Так я впервые с ним встретилась в рабочем, так сказать, порядке, хотя была знакома с его рассказами и с ним лично - через Владимира Соловьева, который с Сережей приятельствовал и даже сделал вступительное слово к его авторскому (единственному на родине) вечеру в Доме писателей (где Довлатов парадоксально и весело солировал на пару с Гейне, чье 170-летие отмечалось в тот же день и час, и Сережа клятвенно заверял, что его, а не великого немца, поклонники значительно преобладали). Соловьев, в свои 25 лет уже заметный в столицах критик, был одержим открытием "новых имен" в литературе и искусстве. Разглядев в Довлатове оригинальный и редкостный (юмор - всегда в дефиците) талант, он тут же предложил эту поощряемую в середине 60-х годов рубрику в газеты и журналы. Отказ был единодушен и крут. Сережа уже тогда не лез в ворота цензурованной литературы и с самого безобидного, казалось бы, творческого начала был осужден на изгойскую литературную жизнь, обречен на горестную бездебютность. А пока что Володя приносил домой папочки с его рассказами, а потом уже я, работая с 69-го года в "Авроре", лет пять снабжала его интересными для нас обоих образцами все растущего, все мужающего мастерства профессионального писателя Довлатова, которому, как оказалось, пожизненно на родине был заказан путь в печать. Но вернемся к Сереже, который, наверное, уже заждался, заскочив впервые в негостеприимную "Аврору".

Прослышав о новомодном, да еще молодежном журнале, Довлатов принес сразу целую пачку рассказов, чего никогда не делал впоследствии, тщательно их дозируя. Очевидно, он где-то прослышал байку о либеральном уклоне и дерзости "Авроры".

Я хорошо запомнила наш разговор с Сережей по причине, совершенно посторонней, хотя нелепой и досадной и преследующей его до конца хождений в "Аврору". При переезде редакции в новое помещение на Литейном Сережины рукописи затерялись в общем бардаке и были очень не скоро, года через два, найдены в архивах журнала "Костер".

А тогда в моем углу, где было ни присесть, ни притулиться, Сережа прошелся насчет образной скудости названия журнала по крейсеру.
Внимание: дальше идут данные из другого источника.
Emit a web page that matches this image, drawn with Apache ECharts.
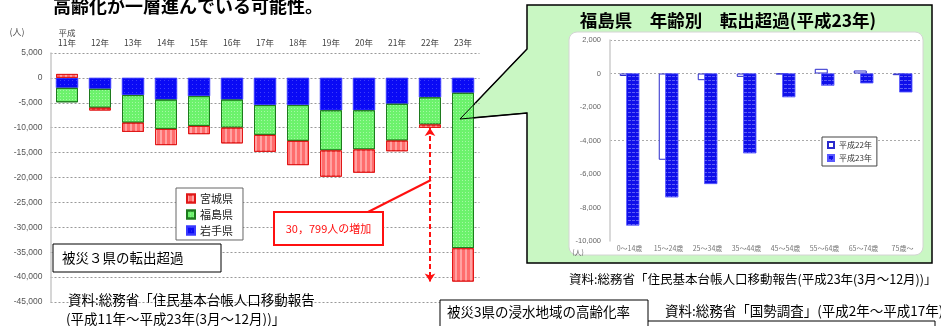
<!DOCTYPE html>
<html><head><meta charset="utf-8">
<script src="https://cdn.jsdelivr.net/npm/echarts@6/dist/echarts.min.js"></script>
<style>html,body{margin:0;padding:0;background:#fff}#c{width:941px;height:326px}</style>
</head><body><div id="c"></div>
<script>
// Main chart: net out-migration of the 3 disaster-affected prefectures
const years = ['平成\n11年','12年','13年','14年','15年','16年','17年','18年','19年','20年','21年','22年','23年'];
const iwate = [-2000,-2200,-3450,-4350,-3650,-4350,-5450,-5450,-6500,-6500,-5200,-3900,-3000];
const fukushima = [-2900,-3800,-5550,-5900,-6000,-5650,-6000,-7200,-8070,-7870,-7400,-5470,-31200];
const miyagi = [800,-550,-1850,-3250,-1650,-3150,-3400,-4870,-5270,-4670,-2130,-670,-6700];
const mainTicks = {min:-45000, max:5000, interval:5000};

// Inset chart: Fukushima by age
const ageGroups = ['0～14歳','15～24歳','25～34歳','35～44歳','45～54歳','55～64歳','65～74歳','75歳～'];
const h22 = [-150,-5150,-400,-200,-50,280,180,-100];
const h23 = [-9070,-7390,-6590,-4760,-1410,-720,-580,-1120];
const insetTicks = {min:-10000, max:2000, interval:2000};

const JP = "'Noto Sans CJK JP', sans-serif";
function fmt(v){ const s = Math.abs(v).toString().replace(/\B(?=(\d{3})+(?!\d))/g, ','); return (v<0?'-':'') + s; }
function negTotal(i){ let t=0; [iwate,fukushima,miyagi].forEach(a=>{ if(a[i]<0) t+=a[i]; }); return t; }
const i22 = 11, i23 = 12;

const chart = echarts.init(document.getElementById('c'), null, {renderer:'canvas'});
chart.setOption({
  animation:false,
  textStyle:{fontFamily:JP},
  grid:[
    {left:50.5, right:461.5, top:53, bottom:24},
    {left:610, right:19, top:40, bottom:85}
  ],
  xAxis:[
    {type:'category', gridIndex:0, data:years, position:'top', z:3,
     axisLine:{show:false, onZero:false}, axisTick:{show:false},
     axisLabel:{fontSize:8.5, color:'#444', margin:5, lineHeight:10, interval:0}},
    {type:'category', gridIndex:1, data:ageGroups, position:'bottom', z:3,
     axisLine:{show:false, onZero:false}, axisTick:{show:false},
     axisLabel:{fontSize:7, color:'#777', margin:4, interval:0}}
  ],
  yAxis:[
    {type:'value', gridIndex:0, min:mainTicks.min, max:mainTicks.max, interval:mainTicks.interval, z:3,
     axisLine:{show:true, lineStyle:{color:'#c8c8c8', width:1.5}}, axisTick:{show:false},
     axisLabel:{fontSize:8.5, color:'#555', margin:8, formatter:fmt, fontFamily:'Liberation Sans, sans-serif'},
     splitLine:{show:true, lineStyle:{color:'#999', type:[2,2], width:1}}},
    {type:'value', gridIndex:1, min:insetTicks.min, max:insetTicks.max, interval:insetTicks.interval, z:3,
     axisLine:{show:true, lineStyle:{color:'#ccc', width:1.5}}, axisTick:{show:false},
     axisLabel:{fontSize:7.5, color:'#666', margin:9, formatter:fmt, fontFamily:'Liberation Sans, sans-serif'},
     splitLine:{show:false}}
  ],
  legend:[
    {left:176, top:188, orient:'vertical', data:['宮城県','福島県','岩手県'],
     padding:[5,10,4,10], itemGap:5, itemWidth:8, itemHeight:8, icon:'rect',
     backgroundColor:'#fff', borderColor:'#666', borderWidth:1, z:10,
     textStyle:{fontSize:11, color:'#222', fontFamily:JP}},
    {left:822, top:137, orient:'vertical', data:['平成22年','平成23年'],
     padding:[4,5,4,5], itemGap:5, itemWidth:6, itemHeight:6, icon:'rect',
     backgroundColor:'#fff', borderColor:'#444', borderWidth:1, z:10,
     textStyle:{fontSize:8, color:'#333', fontFamily:JP}}
  ],
  series:[
    {name:'岩手県', type:'bar', stack:'a', xAxisIndex:0, yAxisIndex:0, data:iwate, barWidth:22, z:4,
     itemStyle:{color:'#0a0af5', borderColor:'#3a3aff', borderWidth:0.5,
       decal:{symbol:'rect', symbolSize:1, dashArrayX:[[1,3]], dashArrayY:[1,3], color:'rgba(160,160,255,0.35)'}}},
    {name:'福島県', type:'bar', stack:'a', xAxisIndex:0, yAxisIndex:0, data:fukushima, barWidth:22, z:4,
     itemStyle:{color:'#6cf26c', borderColor:'#1e7a1e', borderWidth:1,
       decal:{symbol:'rect', symbolSize:1, dashArrayX:[[1,2]], dashArrayY:[1,2], color:'rgba(220,255,220,0.5)'}}},
    {name:'宮城県', type:'bar', stack:'a', xAxisIndex:0, yAxisIndex:0, data:miyagi, barWidth:22, z:4,
     itemStyle:{color:'#ff6c6c', borderColor:'#e01818', borderWidth:1,
       decal:{symbol:'rect', symbolSize:1, dashArrayX:[[2,3]], dashArrayY:[10,0], color:'rgba(255,185,185,0.7)'}},
     markLine:{silent:true, symbol:['arrow','arrow'], symbolSize:[8,8], z:6,
       lineStyle:{color:'#ff1010', type:[5,3], width:2}, label:{show:false},
       data:[[{coord:[i22, negTotal(i22)]},{coord:[i22, negTotal(i23)]}]]}},
    {name:'平成22年', type:'bar', xAxisIndex:1, yAxisIndex:1, data:h22, barWidth:13, barGap:'-50%', z:4,
     itemStyle:{color:'#fff', borderColor:'#2a2acc', borderWidth:1},
     markLine:{silent:true, symbol:'none', z:3, label:{show:false},
       lineStyle:{color:'#aaa', type:[2,2], width:1},
       data:[{yAxis:2000},{yAxis:0},{yAxis:-4000}]}},
    {name:'平成23年', type:'bar', xAxisIndex:1, yAxisIndex:1, data:h23, barWidth:13, barGap:'-50%', z:4,
     itemStyle:{color:'#1010ea', borderColor:'#5a5aff', borderWidth:0.5,
       decal:{symbol:'rect', symbolSize:1, dashArrayX:[[3,1]], dashArrayY:[1,3], color:'rgba(190,190,255,0.45)'}}}
  ],
  graphic:[
    {type:'polygon', z:0, shape:{points:[[527,5],[932,5],[932,263],[527,263],[527,113],[460,119],[527,49]]},
     style:{fill:'#c9f7c3', stroke:'#000', lineWidth:1.5}},
    {type:'polyline', z:20, shape:{points:[[527,49],[460,119],[527,113]]}, style:{stroke:'#000', lineWidth:1, fill:null}},
    {type:'rect', z:1, shape:{x:569, y:32, width:354, height:223, r:8}, style:{fill:'#fff', stroke:'#d4d4d4', lineWidth:1}},
    {type:'text', z:20, x:728, y:20, style:{text:'福島県　年齢別　転出超過(平成23年)', font:'bold 17.5px '+JP, fill:'#000', align:'center', verticalAlign:'middle'}},
    {type:'text', z:20, x:578, y:252, style:{text:'(人)', font:'7px '+JP, fill:'#666', align:'center', verticalAlign:'middle'}},
    {type:'text', z:20, x:53, y:6, style:{text:'高齢化が一層進んでいる可能性。', font:'bold 18px '+JP, fill:'#000', verticalAlign:'middle'}},
    {type:'text', z:20, x:17, y:32, style:{text:'(人)', font:'9px '+JP, fill:'#555', align:'center', verticalAlign:'middle'}},
    {type:'rect', z:20, shape:{x:53, y:244, width:168, height:28}, style:{fill:'#fff', stroke:'#000', lineWidth:1}},
    {type:'text', z:21, x:62, y:258, style:{text:'被災３県の転出超過', font:'13.5px '+JP, fill:'#000', verticalAlign:'middle'}},
    {type:'line', z:20, shape:{x1:368, y1:212, x2:431, y2:180}, style:{stroke:'#ff1010', lineWidth:2}},
    {type:'rect', z:20, shape:{x:274, y:212, width:109, height:33}, style:{fill:'#fff', stroke:'#ff1010', lineWidth:2}},
    {type:'text', z:21, x:328.5, y:228.5, style:{text:'30，799人の増加', font:'11px '+JP, fill:'#ff1010', align:'center', verticalAlign:'middle'}},
    {type:'text', z:20, x:68, y:300, style:{text:'資料:総務省「住民基本台帳人口移動報告', font:'13.5px '+JP, fill:'#000', verticalAlign:'middle'}},
    {type:'text', z:20, x:66, y:319, style:{text:'(平成11年～平成23年(3月～12月))」', font:'13.5px '+JP, fill:'#000', verticalAlign:'middle'}},
    {type:'text', z:20, x:569, y:279, style:{text:'資料:総務省「住民基本台帳人口移動報告(平成23年(3月～12月))」', font:'12.5px '+JP, fill:'#000', verticalAlign:'middle'}},
    {type:'rect', z:20, shape:{x:440, y:300, width:208, height:32}, style:{fill:'#fff', stroke:'#000', lineWidth:1}},
    {type:'text', z:21, x:447, y:312, style:{text:'被災3県の浸水地域の高齢化率', font:'13.5px '+JP, fill:'#000', verticalAlign:'middle'}},
    {type:'text', z:20, x:665, y:311, style:{text:'資料:総務省「国勢調査」(平成2年～平成17年)', font:'13.5px '+JP, fill:'#000', verticalAlign:'middle'}},
    {type:'polyline', z:20, shape:{points:[[648,321],[935,321],[935,330]]}, style:{stroke:'#000', lineWidth:1, fill:null}}
  ]
});
</script></body></html>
Совсем нет, говорю в шутку, журнал назван в честь розоперстой богини, дочери Посейдона, встающей - что ни утро - из синих океанских вод. Коли так, мгновенно реагирует Сережа, смотрите - вот орудийные жерла легендарного крейсера берут на прицел вашу розоперстую, ни о чем таком не подозревающую богиню. Ба-бах! - и нет богини. Только засраный крейсер. Да и тот заношен до дыр. Есть дрянные сигареты "Аврора", есть соименное швейное объединение, бассейн, кинотеатр, спортивный комплекс, ясли, мукомольный комбинат, закрытый военный завод и дом для престарелых коммунистов. Великий-могучий, отчего ты так иссяк? И Сережа, дурачась, изобразил идейно-лексическое триединство питерских взрослых журналов такой картинкой: течет революционная река "Нева", над ней горит пятиконечная "Звезда", стоит на приколе "Аврора". А на берегу, возле Смольного, пылает в экстазе патриотизма "Костер", зажженный внуками Ильича.

Что-то в этом роде. Сережина версия была точной и смешной. Он стоял в пальто, тщетно апеллируя к аудитории, - никто его не слушал. Был старателен и суетлив. Очень хотел понравиться как перспективный автор. Но главная редактрисса смотрела хмуро. И ни один, из толстой папки, его рассказ не был даже пробно, в запас, на замену рассмотрен начальством для первых "авроровских" залпов.

Когда "Аврора" переехала в свои апартаменты на Литейном, Довлатов стал регулярно, примерно раз в два-три месяца, забегать с новой порцией рассказов. До "Авроры" он успевал побывать и уже получить отказы в "Неве" и "Звезде". Ему было за тридцать, он не утратил веру в разумность вещей и производил впечатление начинающего.